Maori Chief Tahau in whare mid1870s.jpg

“Their houses are the most inartificially made of anything among them, being scarcely equal, except in size, to an English dog-kennel; they are seldom more than eighteen or twenty feet long, eight or ten broad, and five or six high, from the pole that runs from one end to the other and forms the ridge, to the ground; the framing is of wood, generally slender sticks, and both walls and roof consist of grass and hay, which, it must be confessed, is very tightly put together; and some are also lined with the bark of trees, so that in cold weather they must afford a very comfortable retreat.”

“The roof is sloping, like those of our barns, and the door is at one end, just high enough to admit a man, creeping upon his hands and knees: near the door is a square hole, which serves the double office of window and chimney, for the fire-place is at that end, nearly in the middle between the two sides: in some conspicuous part, and generally near the door, a plank is fixed, covered with carving after their manner; this they value as we do a picture, and in their estimation it is not an inferior ornament; the side walls and roof project about two feet beyond the walls at each end, so as to form a kind of porch, in which there are benches for the accommodation of the family.”

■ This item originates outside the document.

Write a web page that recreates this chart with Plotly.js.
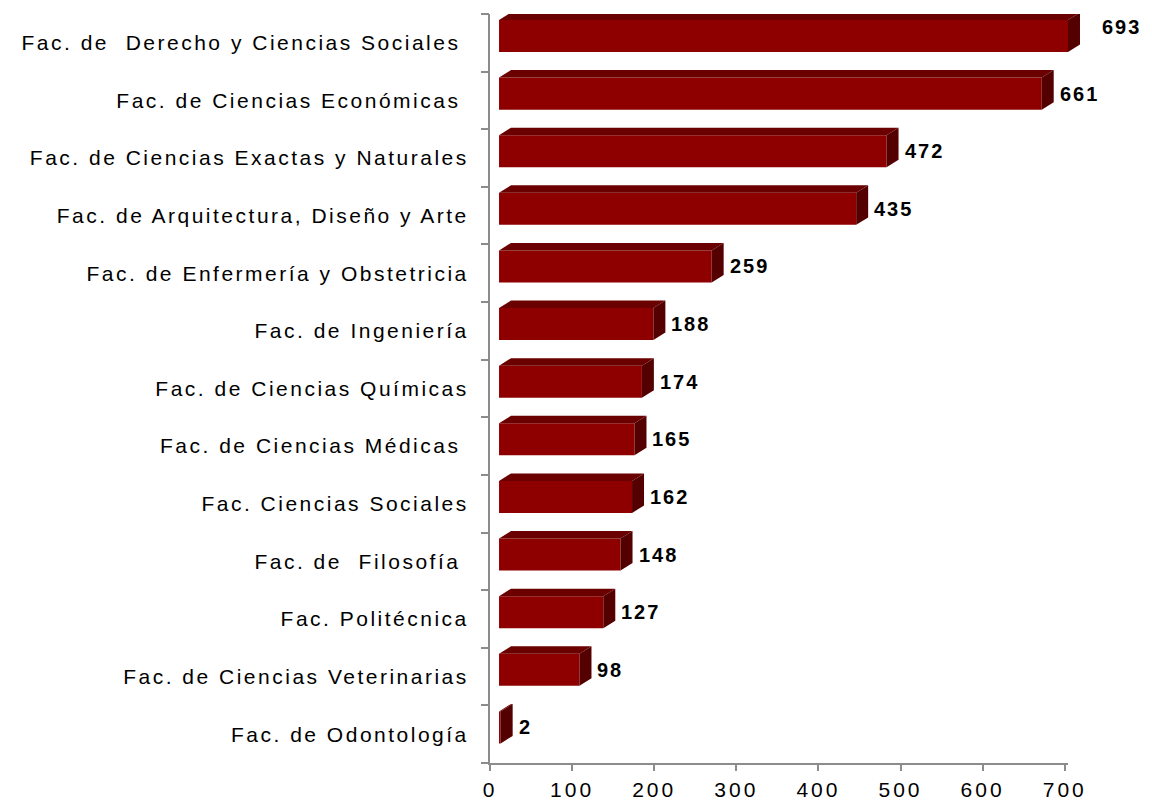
<!DOCTYPE html>
<html>
<head>
<meta charset="utf-8">
<script src="https://cdn.plot.ly/plotly-3.0.1.min.js"></script>
<style>
  html, body { margin: 0; padding: 0; background: #fff; }
  #chart { width: 1152px; height: 803px; }
  .yaxislayer-above .ytick text { letter-spacing: 2.5px; }
  .xaxislayer-above .xtick text { letter-spacing: 3px; }
  .annotation-text { letter-spacing: 2px; }
</style>
</head>
<body>
<div id="chart"></div>
<script>
// ---- data ----
const categories = [
  "Fac. de\u00a0\u00a0Derecho y Ciencias Sociales\u00a0",
  "Fac. de Ciencias Económicas\u00a0",
  "Fac. de Ciencias Exactas y Naturales",
  "Fac. de Arquitectura, Diseño y Arte",
  "Fac. de Enfermería y Obstetricia",
  "Fac. de Ingeniería",
  "Fac. de Ciencias Químicas",
  "Fac. de Ciencias Médicas\u00a0",
  "Fac. Ciencias Sociales",
  "Fac. de\u00a0\u00a0Filosofía\u00a0",
  "Fac. Politécnica",
  "Fac. de Ciencias Veterinarias",
  "Fac. de Odontología"
];
const values = [693, 661, 472, 435, 259, 188, 174, 165, 162, 148, 127, 98, 2];
const xTickVals = [0, 100, 200, 300, 400, 500, 600, 700];

// ---- styling / geometry (3D look) ----
const FRONT = '#8E0000', TOP = '#6A0000', SIDE = '#550000';
const L = 490, R = 40, AXIS_PX = 578;    // layout: left margin, right margin, visible axis length
const FULL_PX = 1152 - L - R;
const AXIS_MAX = 704, SHIFT = 11;        // bars' front face starts slightly right of axis
const PXU = AXIS_PX / AXIS_MAX;
const DX = 14.6, DY = 0.13;              // extrusion depth in data units
const OFF = -0.396, W = 0.556;           // front face band within category slot

const idx = categories.map((_, i) => i);

// top and side faces built from the values
const topX = [], topY = [], sideX = [], sideY = [];
values.forEach((v, i) => {
  const y0 = i + OFF, y1 = i + OFF + W;
  topX.push(0, v, v + DX, DX, 0, null);
  topY.push(y0, y0, y0 - DY, y0 - DY, y0, null);
  sideX.push(v, v + DX, v + DX, v, v, null);
  sideY.push(y0, y0 - DY, y1 - DY, y1, y0, null);
});

const traces = [
  {
    type: 'bar', orientation: 'h', x: values, y: idx,
    offset: OFF, width: W, base: 0,
    xaxis: 'x2', yaxis: 'y',
    marker: { color: FRONT, line: { width: 0 } },
    hoverinfo: 'x', showlegend: false
  },
  {
    type: 'scatter', mode: 'lines', x: topX, y: topY, fill: 'toself',
    fillcolor: TOP, line: { width: 0, color: TOP },
    xaxis: 'x2', yaxis: 'y', hoverinfo: 'skip', showlegend: false
  },
  {
    type: 'scatter', mode: 'lines', x: sideX, y: sideY, fill: 'toself',
    fillcolor: SIDE, line: { width: 0, color: SIDE },
    xaxis: 'x2', yaxis: 'y', hoverinfo: 'skip', showlegend: false
  },
  { // invisible trace to anchor the boundary-tick axis
    type: 'scatter', mode: 'markers', x: [0], y: [0], xaxis: 'x', yaxis: 'y2',
    marker: { opacity: 0 }, hoverinfo: 'skip', showlegend: false
  }
];

const maxV = Math.max(...values);
const annotations = values.map((v, i) => ({
  x: v + DX, y: i + OFF + W / 2, xref: 'x2', yref: 'y',
  text: String(v), showarrow: false, xanchor: 'left', yanchor: 'middle',
  xshift: v === maxV ? 20 : 4, yshift: v === maxV ? 9 : 0,
  font: { family: 'Liberation Sans, Arial, sans-serif', size: 20, color: '#000', weight: 'bold' }
}));

const gray = '#8c8c8c';
const bounds = categories.map((_, i) => i - 0.5).concat([categories.length - 0.5]);

const layout = {
  width: 1152, height: 803,
  margin: { l: L, r: R, t: 14, b: 40 },
  paper_bgcolor: '#fff', plot_bgcolor: '#fff',
  showlegend: false,
  font: { family: 'Liberation Sans, Arial, sans-serif', size: 21, color: '#000' },
  xaxis: {
    domain: [0, AXIS_PX / FULL_PX], anchor: 'y',
    range: [0, AXIS_MAX], tickmode: 'array', tickvals: xTickVals,
    showgrid: false, zeroline: false, showline: true, linecolor: gray, linewidth: 2,
    ticks: 'outside', ticklen: 6, tickwidth: 2, tickcolor: gray,
    tickfont: { size: 21, color: '#000' }, ticklabelstandoff: 1, fixedrange: true
  },
  xaxis2: {
    domain: [0, 1], anchor: 'y',
    range: [-SHIFT, -SHIFT + FULL_PX / PXU], visible: false, fixedrange: true
  },
  yaxis: {
    anchor: 'x',
    range: [categories.length - 0.5, -0.5], tickmode: 'array', tickvals: idx, ticktext: categories,
    showgrid: false, zeroline: false, showline: true, linecolor: gray, linewidth: 2,
    ticks: '', tickfont: { size: 21, color: '#000' }, ticklabelstandoff: 15, fixedrange: true
  },
  yaxis2: {
    overlaying: 'y', anchor: 'x', side: 'left', range: [categories.length - 0.5, -0.5],
    tickmode: 'array', tickvals: bounds, showticklabels: false,
    ticks: 'outside', ticklen: 8, tickwidth: 2, tickcolor: gray,
    showgrid: false, zeroline: false, showline: false, fixedrange: true
  },
  annotations: annotations
};

Plotly.newPlot('chart', traces, layout, { displayModeBar: false, staticPlot: true });
</script>
</body>
</html>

“That part of the floor which was allotted for the fire-place, is enclosed in a hollow square, by partitions either of wood or Stone, and in the middle of it the fire is kindled. The floor along the inside of the walls, is thickly covered with straw and upon this the family sleep. Some of the better sort, whose families are large, have three or four houses enclosed within a courtyard, the walls of which are constructed of poles and hay and are about ten or twelve feet high.”

“When we were on shore in the district called Tolaga, we saw the ruins, or rather the frame of a house, for it had never been finished, much superior in size to any that we saw elsewhere; it was. thirty feet in length, about fifteen in breadth, and twelve high; the sides of it were adorned with many carved planks, of a workmanship much superior to any other that we had met with in the country; but for what purpose it was built, or why it was deserted, we could never learn.” —Cook’s First Voyage, p. 437.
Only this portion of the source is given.